Home Blog Data preparation: wh ...

Data preparation: what it is and how to prepare data to better process them

Manuela Bazzarelli

“A good start is half the battle” they say, and this is also true when it comes to data governance and data analysis: this is why data preparation is a crucial step for any type of project, whether impacting management or industrial processes.

 

What is data preparation: a methodology to rationalize data

Data preparation is a methodology that prepares data for data analysis. After a process of cleaning and organization, the data is easier to manage for the analysis phase, saving time and effort.

Clean data means quality and more accessible data. Of course, the more complex the data set, the more time you need to spend on the preliminary preparation, before feeding the data to a pre-trained algorithm dedicated to grid them.

Lately we are witnessing a growing trend of democratization of data virtualization tools, which are now within the reach of SMEs. This way they can obtain more integrated, flexible and activable data, automatically compliant with GDPR and other relevant regulations.

Obviously, this is not just a matter of technologies: skills come first, which is why the Aramix team includes different kinds of multidisciplinary STEM excellence. Our Data Scientists are Phds in mathematics, engineering, statistics, computer science.

 

5 steps of Data Preparation: from Gathering to Validation

Data preparation is certainly part of this evolution: let’s see what specific steps it implies.

Data Gathering

Data Gathering is the process that allows you to collect and unify data from different sources: databases, data lakes, data warehouses, websites, machineries and much more.

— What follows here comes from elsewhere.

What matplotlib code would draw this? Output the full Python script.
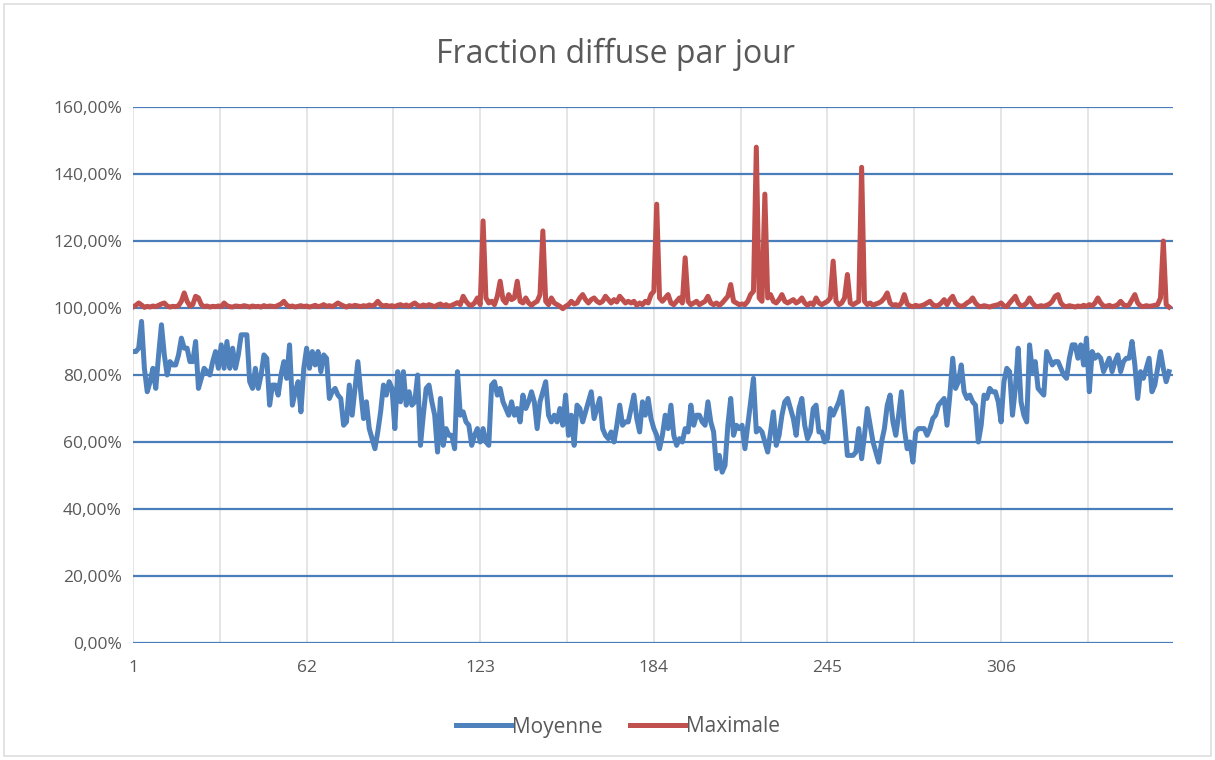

Often you might need to broaden your field of analysis and rely on external, alternative data sets, which – combined with proprietary data – are able to respond to specific business needs.

Data Discovery

With Data Discovery, the collected data is explored in order to identify any critical issues in the data sets – such as inconsistencies, anomalies, incorrect data attribution. The aim is to resolve them promptly and make the data correctly viewable.

In identifying the problems, it is also useful to draw up a list of needs: those requirements that the analysis aims to satisfy.

The third step: Data Cleansing 

Data Cleaning – also called Data Cleansing – is primarily concerned with eliminating background noise from the dataset.

Often when processing large amounts of data, you might notice they tend to be redundant, risking overlap in duplicates. This phase takes a long time, but it is essential to obtain a consistent, reliable and unique database.

In this sense, the Data Transformation is what you need, to make data usable and compatible with the various applications, using unique formats (such as that of the date: DD / MM / YY).

Data Modeling, Structuring and Enrichment

With Data Structuring, the different types of data are modeled and structured to respond to your analytics tools’ specific requests.

Through Data Enrichment, data analysts enrich data with alternative sources, with new insights aligned with business needs, to truly ground strategic decisions on data.

Data Validation: the last accuracy check

Data Validation is the last phase of Data Preparation, where data is subjected to a further automatic check to verify its accuracy and consistency.

Before you start the process, it is crucial to understand the most useful tools and methodologies to be used in the subsequent analysis process.

 

In conclusion, is Data Preparation useful even when there is little data?

What happens to companies that have not collected a sufficient number of relevant and “informative” data? AI and mathematical models can help.

In fact, the company’s experience is transferred to professionals that can turn phenomena into numerical observation, experts capable of compensating for the variables that cannot be directly seen. They are able to add exogenous variables to the process which can help to deduce the missing ones. For example, in many “theoretical” projects, it is necessary to start from a few pieces of data and then multiply them on the basis of theoretical evidence, to materialize patterns and extract value from them.

Although at first glance it may seem like a cumbersome process, Data Preparation is a fundamental task to derive the greatest possible value from the data at your disposal, and avoid enormous waste of time and effort later.

To face the challenges of this historical phase, Artificial Intelligence applied to data becomes a key ally for companies, guaranteeing greater efficiency, flexibility and productivity.